▸ WHAT THE TASK ASKS:
Output the full listing below exactly as it reads, and skip anything that is a picture.

▸ GIVEN INFORMATION:
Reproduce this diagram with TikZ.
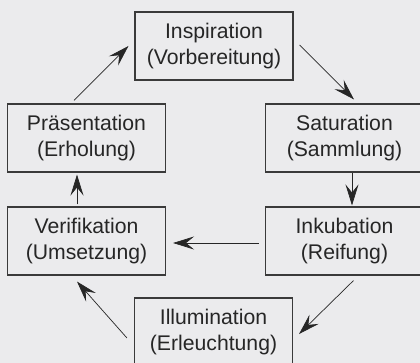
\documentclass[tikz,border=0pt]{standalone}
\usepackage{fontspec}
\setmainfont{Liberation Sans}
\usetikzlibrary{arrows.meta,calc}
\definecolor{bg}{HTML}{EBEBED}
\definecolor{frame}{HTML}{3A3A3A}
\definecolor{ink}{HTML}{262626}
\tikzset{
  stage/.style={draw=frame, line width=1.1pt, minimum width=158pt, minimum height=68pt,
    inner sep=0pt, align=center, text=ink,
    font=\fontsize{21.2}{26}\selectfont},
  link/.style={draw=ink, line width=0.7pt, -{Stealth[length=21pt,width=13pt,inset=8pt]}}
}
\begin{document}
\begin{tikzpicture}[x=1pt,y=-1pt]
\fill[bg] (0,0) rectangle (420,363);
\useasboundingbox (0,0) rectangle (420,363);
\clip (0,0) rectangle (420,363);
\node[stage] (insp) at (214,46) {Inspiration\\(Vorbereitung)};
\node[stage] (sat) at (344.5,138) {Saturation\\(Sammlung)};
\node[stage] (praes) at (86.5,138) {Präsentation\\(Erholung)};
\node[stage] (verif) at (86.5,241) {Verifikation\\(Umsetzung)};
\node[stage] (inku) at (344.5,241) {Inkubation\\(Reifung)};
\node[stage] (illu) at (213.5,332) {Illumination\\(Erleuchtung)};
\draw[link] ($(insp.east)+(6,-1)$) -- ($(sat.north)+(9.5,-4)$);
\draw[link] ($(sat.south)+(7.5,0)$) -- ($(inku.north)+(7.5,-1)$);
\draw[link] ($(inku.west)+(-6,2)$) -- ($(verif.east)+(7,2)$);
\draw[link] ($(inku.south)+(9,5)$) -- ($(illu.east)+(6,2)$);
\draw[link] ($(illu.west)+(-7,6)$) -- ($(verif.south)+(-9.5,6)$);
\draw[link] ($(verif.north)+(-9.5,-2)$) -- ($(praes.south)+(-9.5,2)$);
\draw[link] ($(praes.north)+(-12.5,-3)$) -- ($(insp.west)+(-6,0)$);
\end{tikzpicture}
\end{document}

▸ OUTPUT FOR THIS TASK:
Reproduce this diagram with TikZ.
\documentclass[tikz,border=0pt]{standalone}
\usepackage{fontspec}
\setmainfont{Liberation Sans}
\usetikzlibrary{arrows.meta,calc}
\definecolor{bg}{HTML}{EBEBED}
\definecolor{frame}{HTML}{3A3A3A}
\definecolor{ink}{HTML}{262626}
\tikzset{
  stage/.style={draw=frame, line width=1.1pt, minimum width=158pt, minimum height=68pt,
    inner sep=0pt, align=center, text=ink,
    font=\fontsize{21.2}{26}\selectfont},
  link/.style={draw=ink, line width=0.7pt, -{Stealth[length=21pt,width=13pt,inset=8pt]}}
}
\begin{document}
\begin{tikzpicture}[x=1pt,y=-1pt]
\fill[bg] (0,0) rectangle (420,363);
\useasboundingbox (0,0) rectangle (420,363);
\clip (0,0) rectangle (420,363);
\node[stage] (insp) at (214,46) {Inspiration\\(Vorbereitung)};
\node[stage] (sat) at (344.5,138) {Saturation\\(Sammlung)};
\node[stage] (praes) at (86.5,138) {Präsentation\\(Erholung)};
\node[stage] (verif) at (86.5,241) {Verifikation\\(Umsetzung)};
\node[stage] (inku) at (344.5,241) {Inkubation\\(Reifung)};
\node[stage] (illu) at (213.5,332) {Illumination\\(Erleuchtung)};
\draw[link] ($(insp.east)+(6,-1)$) -- ($(sat.north)+(9.5,-4)$);
\draw[link] ($(sat.south)+(7.5,0)$) -- ($(inku.north)+(7.5,-1)$);
\draw[link] ($(inku.west)+(-6,2)$) -- ($(verif.east)+(7,2)$);
\draw[link] ($(inku.south)+(9,5)$) -- ($(illu.east)+(6,2)$);
\draw[link] ($(illu.west)+(-7,6)$) -- ($(verif.south)+(-9.5,6)$);
\draw[link] ($(verif.north)+(-9.5,-2)$) -- ($(praes.south)+(-9.5,2)$);
\draw[link] ($(praes.north)+(-12.5,-3)$) -- ($(insp.west)+(-6,0)$);
\end{tikzpicture}
\end{document}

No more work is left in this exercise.